Channel9.id – Jakarta. Bukber atau buka puasa bersama semakin membudaya di masyarakat perkotaan, terutama kalangan kelas menengah kota pekerja kantoran. Sebagai sarana silaturrahmi, bukber bagus saja. Apalagi orang perkotaan yang untuk ketemu teman/sahabat sangat sulit.
Terlebih lagi urusannya hanya remeh temeh, dipastikan semakin sulit ketemu, meski antar teman/sahabat itu jaraknya dekat saja. Orang kota hidupnya semakin memilih dan memilah urusan. Mungkin juga, karena pepatah yang sangat populer di bus kota zaman dahulu: “time is money”
Bukber itu salah satu solusinya. Ketemu, lalu makan-makan sambil buka puasa di mall atau resto tertentu. Saking dianggap pentingnya atau tidak mau kalah tren, bahkan tiap group sudah bikin jadwal bukber sebelum masuk bulan puasa. Bagi orang yang punya banyak group, bisa jadi bulan puasa penuh dengan jadwal bukber.
Fenomena bukber ini disebut oleh Theodor Adorno, filsuf Jerman, sebagai kebudayaan massa (mass culture).
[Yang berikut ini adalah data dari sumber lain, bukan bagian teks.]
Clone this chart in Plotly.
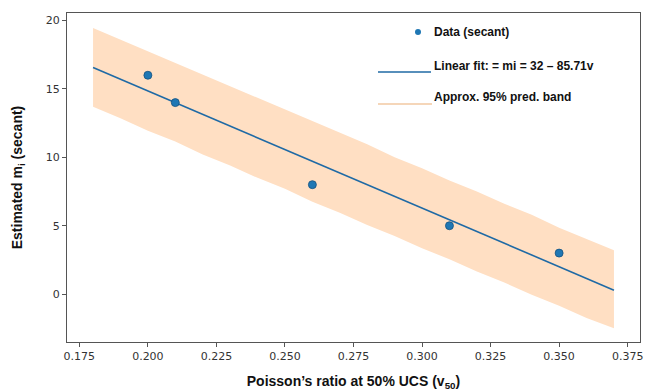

Kebudayaan yang dibentuk oleh masyarakat industri atas kebutuhan eksposur bersama. Karena dibentuk masyarakat industri, tentu bukber terkait dengan produk, konsumerisme, dan konsumtif.
Pada kalangan sosialita, bukber diadakan di resto-resto mewah atau di hotel-hotel mewah. Pilihan tempat bukber mewakili kelas masing-masing. Mosok para sosialita bukber di warteg, meskipun puasa mengajarkan kesederhanaan, bisa turun kelas mereka.
Nilai-nilai asketisme puasa, dalam pengamatan saya, kurang berlaku di bukber. Orang puasa disediakan makanan berlimpah yang menggugah selera dan membuat ngiler sebelum buka puasa. Masuk magrib, seolah tumpah ruah semua nafsu yang kita tahan dari subuh itu.
Belum lagi asyik ngobrol remeh temeh membuat banyak peserta bukber lupa untuk sembahyang magrib, yang jauh lebih esensial dari sekedar bukber. Sembahyang Isya dan tarawih di lokasi, apalagi bukber di mall atau hotel, sudah pasti terlewat.
Urusan mereka meng-qadha sembahyang magrib, lalu sembahyang Isya dan tarawih di rumahnya masing-masing tidak masuk dalam amatan saya. Itu urusan terlalu privat.
Dalam masyarakat, kebudayaan massa atau kebudayaan populer seringkali lebih dikedepankan daripada esensi nilai-nilai asketisme. Begitulah perubahan masyarakat. Dinamika yang selalu berubah sesuai zamannya.